Odah argued that the Federal Government just realising that the economy cannot support the required amount of money to implement the new wage from grade level one to 17 is untenable, adding: “That such a statement is coming from a minister that was a part of the negotiation with the social partners several months after negotiations ended and the law signed into law is, to say the least, very unfortunate.
“Having signed the Bill into law some six months ago, it is not acceptable to now renege on it. Relativity is about justice done to the workers and not a single worker should feel bad that justice has not been done to him or her as far as salaries and wages are concerned.”
Odah, who is also a former general secretary of the Nigeria Labour Congress (NLC), disclosed that salary relativity in the civil service is a new phenomenon, saying it is the responsibility of the National Commission for Income Salaries and Wages to determine, through engagement with the Joint Public Service Negotiation Council.
“Salary relativity is aimed at ensuring that all categories of workers get some form of salary increment once there is a general income increase, such as a new minimum wage. The percentage of the relativity is subjected to further negotiation between the Commission and representatives of the workers, as represented by the Joint Negotiation Council.
“It is not the responsibility of any minister to decree percentage into existence or whips up public sentiment towards getting sympathy; it is often an agreement that is arrived at through excruciating negotiation,” he stated.
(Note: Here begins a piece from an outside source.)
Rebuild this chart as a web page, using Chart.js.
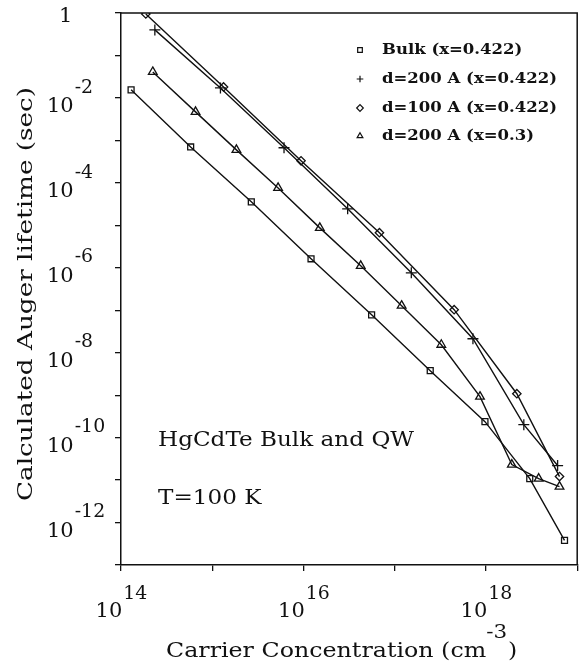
<!DOCTYPE html>
<html>
<head>
<meta charset="utf-8">
<script src="https://cdn.jsdelivr.net/npm/chart.js@4.4.1/dist/chart.umd.min.js"></script>
<style>
html,body{margin:0;padding:0;background:#fff;}
#wrap{width:584px;height:671px;position:relative;}
</style>
</head>
<body>
<div id="wrap"><canvas id="c" width="584" height="671"></canvas></div>
<script>
// ---- data ----
const seriesNames = ['Bulk (x=0.422)', 'd=200 A (x=0.422)', 'd=100 A (x=0.422)', 'd=200 A (x=0.3)'];

const bulkX = [1.29e14, 5.8e14, 2.68e15, 1.21e16, 5.58e16, 2.45e17, 9.75e17, 3.02e18, 7.26e18];
const bulkY = [1.55e-2, 7.0e-4, 3.57e-5, 1.63e-6, 7.8e-8, 3.77e-9, 2.38e-10, 1.08e-11, 3.8e-13];

const qw200X = [2.35e14, 1.23e15, 6.12e15, 3.05e16, 1.52e17, 7.2e17, 2.6e18, 6.1e18];
const qw200Y = [0.40, 1.72e-2, 6.7e-4, 2.45e-5, 7.6e-7, 2.13e-8, 2.02e-10, 2.2e-11];

const qw100X = [1.87e14, 1.33e15, 9.4e15, 6.8e16, 4.48e17, 2.18e18, 6.4e18];
const qw100Y = [0.95, 1.81e-2, 3.3e-4, 6.7e-6, 1.03e-7, 1.08e-9, 1.21e-11];

const qw03X = [2.23e14, 6.56e14, 1.84e15, 5.27e15, 1.51e16, 4.24e16, 1.19e17, 3.24e17, 8.6e17, 1.92e18, 3.78e18, 6.4e18];
const qw03Y = [4.09e-2, 4.69e-3, 5.98e-4, 7.6e-5, 8.7e-6, 1.11e-6, 1.28e-7, 1.54e-8, 9.2e-10, 2.32e-11, 1.08e-11, 7.0e-12];

const xTickExps = [14, 15, 16, 17, 18, 19];
const xLabelExps = [14, 16, 18];
const yTickExps = [0, -1, -2, -3, -4, -5, -6, -7, -8, -9, -10, -11, -12, -13];
const yLabelExps = [0, -2, -4, -6, -8, -10, -12];

const xTitle = 'Carrier Concentration (cm';
const xTitleSup = '-3';
const xTitleEnd = ')';
const yTitle = 'Calculated Auger lifetime (sec)';
const notes = ['HgCdTe Bulk and QW', 'T=100 K'];

// ---- build ----
function pts(xs, ys){ return xs.map((x,i)=>({x:x, y:ys[i]})); }
const FONT = '"DejaVu Serif", "Liberation Serif", serif';

const styles = [
  {pointStyle:'rect', radius:4.2},
  {pointStyle:'cross', radius:5.5},
  {pointStyle:'rectRot', radius:4.2},
  {pointStyle:'triangle', radius:5}
];
const dataArr = [pts(bulkX,bulkY), pts(qw200X,qw200Y), pts(qw100X,qw100Y), pts(qw03X,qw03Y)];

const datasets = dataArr.map((d,i)=>({
  label: seriesNames[i],
  data: d,
  borderColor:'#111',
  backgroundColor:'rgba(0,0,0,0)',
  borderWidth:1.4,
  pointStyle: styles[i].pointStyle,
  pointRadius: styles[i].radius,
  pointBorderWidth:1.3,
  pointBorderColor:'#111',
  pointBackgroundColor:'rgba(0,0,0,0)',
  tension:0,
  fill:false
}));

// draw text stretched horizontally by factor sx; returns drawn width
function sText(ctx, text, x, y, font, sx){
  ctx.save();
  ctx.font = font;
  ctx.translate(x, y);
  ctx.scale(sx, 1);
  ctx.textAlign = 'left';
  ctx.fillText(text, 0, 0);
  const w = ctx.measureText(text).width * sx;
  ctx.restore();
  return w;
}
function mText(ctx, text, font, sx){
  ctx.save(); ctx.font = font; const w = ctx.measureText(text).width * sx; ctx.restore(); return w;
}

const decorPlugin = {
  id:'decor',
  afterDraw(chart){
    const ctx = chart.ctx;
    const xs = chart.scales.x, ys = chart.scales.y;
    const ca = chart.chartArea;
    ctx.save();
    // frame top & right
    ctx.strokeStyle = '#111';
    ctx.lineWidth = 1.5;
    ctx.beginPath();
    ctx.moveTo(ca.left, ca.top); ctx.lineTo(ca.right, ca.top); ctx.lineTo(ca.right, ca.bottom);
    ctx.stroke();

    ctx.fillStyle = '#111';
    ctx.textBaseline = 'middle';
    const F20 = '20px ' + FONT, F18 = '18px ' + FONT;
    // x tick labels
    xLabelExps.forEach(e=>{
      const px = xs.getPixelForValue(Math.pow(10,e));
      const w1 = mText(ctx, '10', F20, 1.05);
      const w2 = mText(ctx, String(e), F18, 1.05);
      const start = px - (w1+w2)/2;
      sText(ctx, '10', start, 612, F20, 1.05);
      sText(ctx, String(e), start + w1 + 1, 594, F18, 1.05);
    });
    // y tick labels
    yLabelExps.forEach(e=>{
      const py = ys.getPixelForValue(Math.pow(10,e));
      if (e === 0){
        sText(ctx, '1', 59, py + 4, F20, 1.05);
      } else {
        const w1 = sText(ctx, '10', 47, py + 9, F20, 1.05);
        sText(ctx, String(e), 47 + w1 + 1, py - 10, F18, 1.05);
      }
    });
    // x title (target span ~166..523)
    const F21 = '21px ' + FONT, F19 = '19px ' + FONT;
    const sxT = 1.13;
    let tx = 166;
    tx += sText(ctx, xTitle, tx, 652, F21, sxT);
    tx += sText(ctx, xTitleSup, tx, 633, F19, sxT);
    sText(ctx, xTitleEnd, tx + 1, 652, F21, sxT);
    // y title (target span ~75..512)
    ctx.save();
    ctx.translate(27, 294);
    ctx.rotate(-Math.PI/2);
    const wy = mText(ctx, yTitle, F21, 1.25);
    sText(ctx, yTitle, -wy/2, 0, F21, 1.25);
    ctx.restore();
    // notes
    sText(ctx, notes[0], 158, 441, F21, 1.1);
    sText(ctx, notes[1], 158, 499, F21, 1.1);
    // legend
    const rows = [50, 79, 108, 136];
    chart.data.datasets.forEach((ds,i)=>{
      ctx.save();
      ctx.strokeStyle = '#111';
      ctx.fillStyle = 'rgba(0,0,0,0)';
      ctx.lineWidth = 1.2;
      Chart.helpers.drawPoint(ctx, {pointStyle: ds.pointStyle, radius: 3.3, rotation:0, borderWidth:1.2}, 360, rows[i]);
      ctx.restore();
      ctx.fillStyle = '#111';
      sText(ctx, ds.label, 382, rows[i], 'bold 15px ' + FONT, 1.1);
    });
    ctx.restore();
  }
};

new Chart(document.getElementById('c'), {
  type:'line',
  data:{datasets},
  options:{
    responsive:false,
    animation:false,
    layout:{padding:{top:13, right:4, left:0, bottom:0}},
    plugins:{legend:{display:false}, tooltip:{enabled:false}},
    scales:{
      x:{
        type:'logarithmic',
        min:1e14, max:1e19,
        afterBuildTicks(s){ s.ticks = xTickExps.map(e=>({value:Math.pow(10,e)})); },
        afterFit(s){ s.height = 671 - 565; },
        ticks:{display:false},
        grid:{drawOnChartArea:false, drawTicks:true, tickLength:6, color:'#111', lineWidth:1.3},
        border:{display:true, color:'#111', width:1.5}
      },
      y:{
        type:'logarithmic',
        min:1e-13, max:1,
        afterBuildTicks(s){ s.ticks = yTickExps.map(e=>({value:Math.pow(10,e)})); },
        afterFit(s){ s.width = 121; },
        ticks:{display:false},
        grid:{drawOnChartArea:false, drawTicks:true, tickLength:6, color:'#111', lineWidth:1.3},
        border:{display:true, color:'#111', width:1.5}
      }
    }
  },
  plugins:[decorPlugin]
});
</script>
</body>
</html>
Odah recalled that the last time the minimum wage was effected in the country in 2011, the consequential adjustment was agreed upon by the social partners without any of them lording predetermined figure over the other, stating: “I will advise the government to continue the negotiation and also ensure that that does not break down. I know that through open negotiation and sincerity of purpose, agreeable figures that will be acceptable to all the parties will be arrived at.”
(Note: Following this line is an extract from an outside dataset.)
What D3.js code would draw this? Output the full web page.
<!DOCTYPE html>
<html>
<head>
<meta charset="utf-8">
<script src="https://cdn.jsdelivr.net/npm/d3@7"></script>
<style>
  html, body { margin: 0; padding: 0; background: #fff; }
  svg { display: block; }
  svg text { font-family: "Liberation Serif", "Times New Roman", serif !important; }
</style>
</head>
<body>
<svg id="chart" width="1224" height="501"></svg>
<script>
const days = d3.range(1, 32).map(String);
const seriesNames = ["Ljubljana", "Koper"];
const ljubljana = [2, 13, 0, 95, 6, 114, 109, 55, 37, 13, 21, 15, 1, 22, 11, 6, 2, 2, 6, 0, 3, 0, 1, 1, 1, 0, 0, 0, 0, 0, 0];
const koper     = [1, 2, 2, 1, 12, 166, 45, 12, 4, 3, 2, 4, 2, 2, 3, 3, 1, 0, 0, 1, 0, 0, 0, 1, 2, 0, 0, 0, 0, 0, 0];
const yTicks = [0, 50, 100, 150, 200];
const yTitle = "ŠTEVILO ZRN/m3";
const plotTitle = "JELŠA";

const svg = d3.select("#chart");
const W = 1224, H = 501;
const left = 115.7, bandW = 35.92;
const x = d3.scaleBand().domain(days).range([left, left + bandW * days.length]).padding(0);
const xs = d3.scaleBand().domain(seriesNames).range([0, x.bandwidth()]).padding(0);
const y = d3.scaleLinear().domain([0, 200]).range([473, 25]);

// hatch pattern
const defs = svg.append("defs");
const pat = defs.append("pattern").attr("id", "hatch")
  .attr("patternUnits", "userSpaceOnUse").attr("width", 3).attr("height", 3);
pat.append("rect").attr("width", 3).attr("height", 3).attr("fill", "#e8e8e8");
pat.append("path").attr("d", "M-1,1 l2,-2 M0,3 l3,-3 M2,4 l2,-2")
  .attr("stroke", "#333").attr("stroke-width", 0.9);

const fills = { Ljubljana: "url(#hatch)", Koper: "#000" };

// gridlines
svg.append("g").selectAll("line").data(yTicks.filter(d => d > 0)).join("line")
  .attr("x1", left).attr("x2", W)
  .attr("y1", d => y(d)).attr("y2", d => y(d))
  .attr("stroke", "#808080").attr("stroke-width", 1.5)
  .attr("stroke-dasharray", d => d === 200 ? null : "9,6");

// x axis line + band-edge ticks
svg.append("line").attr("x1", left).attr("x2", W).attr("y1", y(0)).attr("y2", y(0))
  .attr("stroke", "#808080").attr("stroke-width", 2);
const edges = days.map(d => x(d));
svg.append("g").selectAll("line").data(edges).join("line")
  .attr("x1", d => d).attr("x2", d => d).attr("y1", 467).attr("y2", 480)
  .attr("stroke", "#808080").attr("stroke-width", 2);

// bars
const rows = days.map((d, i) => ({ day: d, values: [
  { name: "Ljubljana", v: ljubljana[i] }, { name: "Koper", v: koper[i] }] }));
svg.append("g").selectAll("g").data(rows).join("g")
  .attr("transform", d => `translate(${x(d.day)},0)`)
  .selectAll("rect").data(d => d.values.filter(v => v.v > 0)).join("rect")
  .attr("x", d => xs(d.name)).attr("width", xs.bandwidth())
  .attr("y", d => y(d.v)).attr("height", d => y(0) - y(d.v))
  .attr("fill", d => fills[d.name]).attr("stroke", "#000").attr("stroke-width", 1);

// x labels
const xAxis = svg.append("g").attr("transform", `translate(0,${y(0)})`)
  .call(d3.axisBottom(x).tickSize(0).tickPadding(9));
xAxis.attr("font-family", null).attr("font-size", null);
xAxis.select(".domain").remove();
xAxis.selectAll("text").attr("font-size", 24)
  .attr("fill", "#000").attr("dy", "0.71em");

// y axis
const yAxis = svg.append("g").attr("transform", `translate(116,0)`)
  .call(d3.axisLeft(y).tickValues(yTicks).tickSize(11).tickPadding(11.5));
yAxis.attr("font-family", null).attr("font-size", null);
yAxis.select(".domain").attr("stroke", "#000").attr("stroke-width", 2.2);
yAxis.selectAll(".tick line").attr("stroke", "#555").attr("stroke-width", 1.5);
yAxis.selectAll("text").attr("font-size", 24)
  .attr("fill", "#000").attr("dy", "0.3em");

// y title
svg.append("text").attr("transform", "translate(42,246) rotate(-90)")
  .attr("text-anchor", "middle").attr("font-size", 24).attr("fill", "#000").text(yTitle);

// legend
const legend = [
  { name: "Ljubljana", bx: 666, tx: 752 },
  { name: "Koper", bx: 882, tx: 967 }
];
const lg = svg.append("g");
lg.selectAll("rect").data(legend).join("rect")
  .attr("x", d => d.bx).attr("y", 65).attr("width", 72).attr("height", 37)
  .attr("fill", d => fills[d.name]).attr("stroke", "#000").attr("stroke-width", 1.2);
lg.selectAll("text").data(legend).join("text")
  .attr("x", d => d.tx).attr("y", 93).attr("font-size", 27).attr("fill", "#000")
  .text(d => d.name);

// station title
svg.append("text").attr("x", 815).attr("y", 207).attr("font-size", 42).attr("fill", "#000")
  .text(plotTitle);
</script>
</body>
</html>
But a former president of TUC, Peter Esele, said labour leadership slept on their right when they failed to negotiate the consequential adjustment alongside the minimum wage, adding: “Even if labour did not get to negotiate the figures, they would have extracted a commitment from government.
“I say this because the negotiations were so thorny and took many twists and turns, which also showed some level of reluctance on the part of the government to implement a new wage. In 2011, we ensured we got a commitment from the government to implement the new wage, which was N18, 000.
“The best time politicians behave well is when elections are around the corner, but labour failed woefully to explore that opportunity. Now, the government seems not bothered again, because there is nothing at stake. For me, labour shot itself in the foot."
Ngige had insisted that the government cannot afford about N580 billion annually that would be required to implement the new national wage floor.
To that, Igbokwe said: “He doesn’t know what he is talking about because if government should listen to him, it will be easier for labour to take drastic action,” adding that this would aggravate the issue unless a consensus was reached after October 16, when further negotiation between labour and government would take place.
“I don’t think Ngige knows what he is saying,” the labour leader said, noting that the organised labour had made it clear that upward increment in worker’s salary became necessary because of the prevailing economic realities in the country, such as the increase in monetary foreign exchange, VAT, as well as general high cost of living in the country.
“Labour has been magnanimous in scaling down their demand from 66.6 per cent to 29 per cent and 24 per cent, and for this reason, the government should heed to their demand.